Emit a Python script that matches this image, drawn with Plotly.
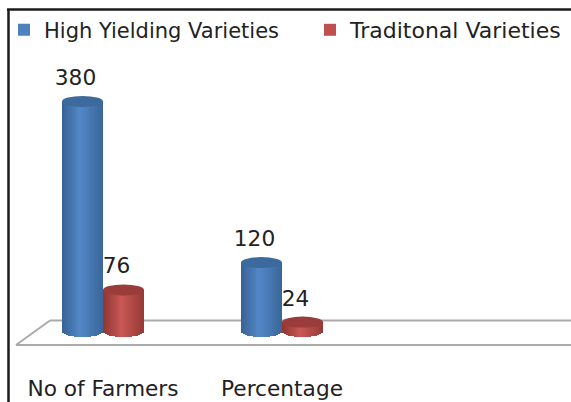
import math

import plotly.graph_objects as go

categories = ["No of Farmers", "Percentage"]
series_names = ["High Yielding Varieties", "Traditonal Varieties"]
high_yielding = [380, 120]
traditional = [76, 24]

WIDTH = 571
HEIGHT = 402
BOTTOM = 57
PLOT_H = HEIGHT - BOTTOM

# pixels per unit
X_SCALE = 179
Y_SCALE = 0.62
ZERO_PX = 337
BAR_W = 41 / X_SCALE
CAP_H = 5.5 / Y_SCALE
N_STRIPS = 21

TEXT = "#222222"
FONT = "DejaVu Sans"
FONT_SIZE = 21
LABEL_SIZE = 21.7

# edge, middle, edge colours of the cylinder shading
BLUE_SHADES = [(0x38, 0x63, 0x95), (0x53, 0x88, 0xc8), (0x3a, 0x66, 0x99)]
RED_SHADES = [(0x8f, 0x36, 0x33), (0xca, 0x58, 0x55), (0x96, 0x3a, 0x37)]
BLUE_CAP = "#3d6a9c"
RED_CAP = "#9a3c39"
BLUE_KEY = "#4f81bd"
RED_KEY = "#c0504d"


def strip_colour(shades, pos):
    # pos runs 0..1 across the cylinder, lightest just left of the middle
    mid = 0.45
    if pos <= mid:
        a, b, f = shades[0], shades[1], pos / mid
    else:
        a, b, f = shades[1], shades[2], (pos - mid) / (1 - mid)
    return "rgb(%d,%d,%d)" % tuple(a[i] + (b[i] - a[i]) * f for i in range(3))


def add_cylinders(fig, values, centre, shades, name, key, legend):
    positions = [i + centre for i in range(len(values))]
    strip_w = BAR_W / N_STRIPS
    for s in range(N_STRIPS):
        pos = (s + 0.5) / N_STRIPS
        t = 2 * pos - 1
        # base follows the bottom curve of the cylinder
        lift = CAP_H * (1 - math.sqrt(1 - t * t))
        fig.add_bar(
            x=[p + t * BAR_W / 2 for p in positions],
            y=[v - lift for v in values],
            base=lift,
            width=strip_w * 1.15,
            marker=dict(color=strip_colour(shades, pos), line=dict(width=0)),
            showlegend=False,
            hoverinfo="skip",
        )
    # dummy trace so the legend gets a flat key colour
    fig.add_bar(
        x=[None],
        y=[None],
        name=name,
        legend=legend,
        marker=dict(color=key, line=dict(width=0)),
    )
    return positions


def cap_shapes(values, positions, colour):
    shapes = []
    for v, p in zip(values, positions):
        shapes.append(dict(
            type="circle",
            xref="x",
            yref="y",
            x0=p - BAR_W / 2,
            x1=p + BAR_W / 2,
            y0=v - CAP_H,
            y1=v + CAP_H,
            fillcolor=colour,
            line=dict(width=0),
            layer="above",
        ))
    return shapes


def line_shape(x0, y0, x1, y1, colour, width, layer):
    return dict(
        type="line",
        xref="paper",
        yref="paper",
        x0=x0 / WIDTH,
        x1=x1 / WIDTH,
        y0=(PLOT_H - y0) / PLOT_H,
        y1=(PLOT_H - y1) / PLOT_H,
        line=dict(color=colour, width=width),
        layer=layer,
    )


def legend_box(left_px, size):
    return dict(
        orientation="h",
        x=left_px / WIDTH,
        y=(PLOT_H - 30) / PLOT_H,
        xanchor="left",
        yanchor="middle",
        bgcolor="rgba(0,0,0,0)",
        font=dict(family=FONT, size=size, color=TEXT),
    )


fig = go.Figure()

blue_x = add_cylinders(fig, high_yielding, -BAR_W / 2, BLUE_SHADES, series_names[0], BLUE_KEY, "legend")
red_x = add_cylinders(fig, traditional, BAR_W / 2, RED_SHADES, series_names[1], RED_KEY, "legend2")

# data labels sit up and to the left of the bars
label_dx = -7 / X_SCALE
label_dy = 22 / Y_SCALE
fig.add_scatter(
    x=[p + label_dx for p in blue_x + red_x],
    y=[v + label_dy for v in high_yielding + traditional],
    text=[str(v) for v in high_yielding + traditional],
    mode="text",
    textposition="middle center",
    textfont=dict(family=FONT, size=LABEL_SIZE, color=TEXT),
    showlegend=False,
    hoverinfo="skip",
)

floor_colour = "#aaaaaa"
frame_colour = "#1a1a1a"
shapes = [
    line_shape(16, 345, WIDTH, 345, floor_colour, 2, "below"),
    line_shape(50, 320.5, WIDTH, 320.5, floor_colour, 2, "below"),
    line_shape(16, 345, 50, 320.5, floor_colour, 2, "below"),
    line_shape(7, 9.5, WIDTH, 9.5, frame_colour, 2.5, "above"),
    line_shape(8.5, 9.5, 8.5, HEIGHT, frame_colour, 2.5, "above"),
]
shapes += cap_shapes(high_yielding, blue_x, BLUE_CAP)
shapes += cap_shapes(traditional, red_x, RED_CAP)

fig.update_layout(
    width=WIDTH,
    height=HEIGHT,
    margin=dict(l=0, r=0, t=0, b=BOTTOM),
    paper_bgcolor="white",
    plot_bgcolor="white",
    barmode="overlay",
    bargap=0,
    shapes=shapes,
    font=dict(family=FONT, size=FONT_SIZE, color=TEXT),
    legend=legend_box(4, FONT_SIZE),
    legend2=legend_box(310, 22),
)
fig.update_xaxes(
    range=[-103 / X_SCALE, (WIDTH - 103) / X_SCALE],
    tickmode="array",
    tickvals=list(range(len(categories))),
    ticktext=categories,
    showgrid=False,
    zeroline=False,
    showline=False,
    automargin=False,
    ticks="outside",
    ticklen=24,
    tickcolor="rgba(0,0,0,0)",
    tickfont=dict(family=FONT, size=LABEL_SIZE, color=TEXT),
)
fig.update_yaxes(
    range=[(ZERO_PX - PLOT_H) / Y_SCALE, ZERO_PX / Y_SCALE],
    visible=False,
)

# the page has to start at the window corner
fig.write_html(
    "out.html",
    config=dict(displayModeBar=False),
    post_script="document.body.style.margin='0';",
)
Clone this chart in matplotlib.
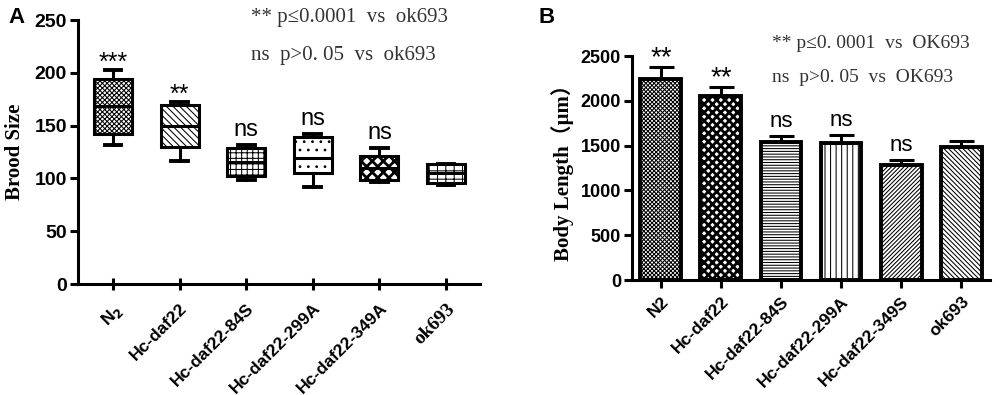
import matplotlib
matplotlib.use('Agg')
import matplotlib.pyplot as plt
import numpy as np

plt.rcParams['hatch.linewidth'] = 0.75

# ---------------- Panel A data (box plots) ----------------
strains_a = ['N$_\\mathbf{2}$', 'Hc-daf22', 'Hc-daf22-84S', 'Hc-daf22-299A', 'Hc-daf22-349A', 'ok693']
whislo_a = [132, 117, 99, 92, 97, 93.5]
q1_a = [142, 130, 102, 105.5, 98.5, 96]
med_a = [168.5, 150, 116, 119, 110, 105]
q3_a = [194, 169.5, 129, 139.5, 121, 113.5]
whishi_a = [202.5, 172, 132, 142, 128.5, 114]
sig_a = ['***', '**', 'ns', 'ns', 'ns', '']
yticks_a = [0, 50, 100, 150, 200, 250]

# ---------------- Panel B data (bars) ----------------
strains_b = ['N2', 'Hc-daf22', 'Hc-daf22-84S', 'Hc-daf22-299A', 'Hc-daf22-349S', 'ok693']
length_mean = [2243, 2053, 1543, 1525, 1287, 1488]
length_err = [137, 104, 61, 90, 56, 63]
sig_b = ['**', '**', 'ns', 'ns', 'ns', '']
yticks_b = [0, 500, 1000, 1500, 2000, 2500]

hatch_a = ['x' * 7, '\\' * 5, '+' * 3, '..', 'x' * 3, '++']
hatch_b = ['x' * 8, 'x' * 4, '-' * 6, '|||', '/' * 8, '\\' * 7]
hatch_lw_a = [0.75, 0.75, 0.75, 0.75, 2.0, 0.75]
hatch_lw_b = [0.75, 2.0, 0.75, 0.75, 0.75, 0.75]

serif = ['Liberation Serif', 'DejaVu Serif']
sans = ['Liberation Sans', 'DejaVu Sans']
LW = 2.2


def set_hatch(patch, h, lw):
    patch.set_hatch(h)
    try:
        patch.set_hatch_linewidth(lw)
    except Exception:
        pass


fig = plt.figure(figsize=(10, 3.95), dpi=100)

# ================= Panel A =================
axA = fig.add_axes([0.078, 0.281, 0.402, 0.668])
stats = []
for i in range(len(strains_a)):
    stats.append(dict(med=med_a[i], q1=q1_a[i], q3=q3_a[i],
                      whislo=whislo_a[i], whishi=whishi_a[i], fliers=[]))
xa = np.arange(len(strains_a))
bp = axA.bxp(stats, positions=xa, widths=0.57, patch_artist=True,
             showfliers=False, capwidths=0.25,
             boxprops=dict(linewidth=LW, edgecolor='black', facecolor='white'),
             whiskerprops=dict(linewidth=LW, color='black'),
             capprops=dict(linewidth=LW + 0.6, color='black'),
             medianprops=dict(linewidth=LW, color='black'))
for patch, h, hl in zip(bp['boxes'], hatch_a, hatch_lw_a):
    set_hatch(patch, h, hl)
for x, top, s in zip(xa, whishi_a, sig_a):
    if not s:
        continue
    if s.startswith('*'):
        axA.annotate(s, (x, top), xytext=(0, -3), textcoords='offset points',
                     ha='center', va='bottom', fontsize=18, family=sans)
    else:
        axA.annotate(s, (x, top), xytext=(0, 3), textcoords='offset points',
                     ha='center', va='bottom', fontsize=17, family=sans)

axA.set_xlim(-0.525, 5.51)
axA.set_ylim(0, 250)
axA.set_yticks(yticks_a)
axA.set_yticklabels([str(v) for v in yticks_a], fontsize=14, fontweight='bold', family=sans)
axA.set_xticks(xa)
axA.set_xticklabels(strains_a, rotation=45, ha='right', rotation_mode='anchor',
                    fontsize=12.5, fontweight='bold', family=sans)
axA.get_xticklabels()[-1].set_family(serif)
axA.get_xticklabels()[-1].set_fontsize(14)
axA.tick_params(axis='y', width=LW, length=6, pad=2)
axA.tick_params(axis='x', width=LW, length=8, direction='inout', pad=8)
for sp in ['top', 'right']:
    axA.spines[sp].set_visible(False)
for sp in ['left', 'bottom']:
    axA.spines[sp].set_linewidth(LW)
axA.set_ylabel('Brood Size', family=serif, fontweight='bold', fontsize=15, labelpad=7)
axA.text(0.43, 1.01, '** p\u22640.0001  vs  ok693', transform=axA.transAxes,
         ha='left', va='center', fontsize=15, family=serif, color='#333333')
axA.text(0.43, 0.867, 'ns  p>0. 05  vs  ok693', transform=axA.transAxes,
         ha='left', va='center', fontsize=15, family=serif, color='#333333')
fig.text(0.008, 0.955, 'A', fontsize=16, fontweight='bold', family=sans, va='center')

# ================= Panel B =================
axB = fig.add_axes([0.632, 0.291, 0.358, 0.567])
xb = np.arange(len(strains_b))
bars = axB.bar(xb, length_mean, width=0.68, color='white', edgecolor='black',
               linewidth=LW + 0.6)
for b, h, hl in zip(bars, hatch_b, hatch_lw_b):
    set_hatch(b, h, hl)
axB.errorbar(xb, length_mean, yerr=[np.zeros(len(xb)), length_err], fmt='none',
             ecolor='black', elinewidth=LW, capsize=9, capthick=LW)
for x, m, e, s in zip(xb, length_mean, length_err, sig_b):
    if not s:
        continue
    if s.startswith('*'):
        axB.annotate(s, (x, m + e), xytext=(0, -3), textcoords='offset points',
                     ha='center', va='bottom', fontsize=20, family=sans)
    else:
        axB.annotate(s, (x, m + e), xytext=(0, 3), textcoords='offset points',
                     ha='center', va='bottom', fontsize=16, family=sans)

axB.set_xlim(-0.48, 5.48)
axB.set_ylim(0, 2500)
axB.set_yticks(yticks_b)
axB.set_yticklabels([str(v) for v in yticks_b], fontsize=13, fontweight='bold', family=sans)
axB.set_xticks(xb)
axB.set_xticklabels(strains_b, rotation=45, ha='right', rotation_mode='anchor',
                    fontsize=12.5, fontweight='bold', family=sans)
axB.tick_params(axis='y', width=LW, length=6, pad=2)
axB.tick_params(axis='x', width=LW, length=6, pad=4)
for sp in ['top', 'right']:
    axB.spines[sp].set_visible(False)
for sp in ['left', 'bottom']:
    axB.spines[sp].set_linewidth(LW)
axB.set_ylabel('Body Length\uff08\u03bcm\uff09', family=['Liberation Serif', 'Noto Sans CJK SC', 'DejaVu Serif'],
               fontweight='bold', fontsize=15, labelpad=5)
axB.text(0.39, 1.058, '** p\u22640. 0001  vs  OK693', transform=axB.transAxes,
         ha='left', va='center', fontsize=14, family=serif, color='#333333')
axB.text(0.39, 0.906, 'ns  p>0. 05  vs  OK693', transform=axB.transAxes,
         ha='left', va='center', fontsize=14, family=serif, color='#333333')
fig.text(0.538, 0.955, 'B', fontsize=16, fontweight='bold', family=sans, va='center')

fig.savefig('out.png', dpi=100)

- [BRIEF] For the records above, state how many lines include the string "matplotlib", giving the number and nothing else.

- [RESULT] 4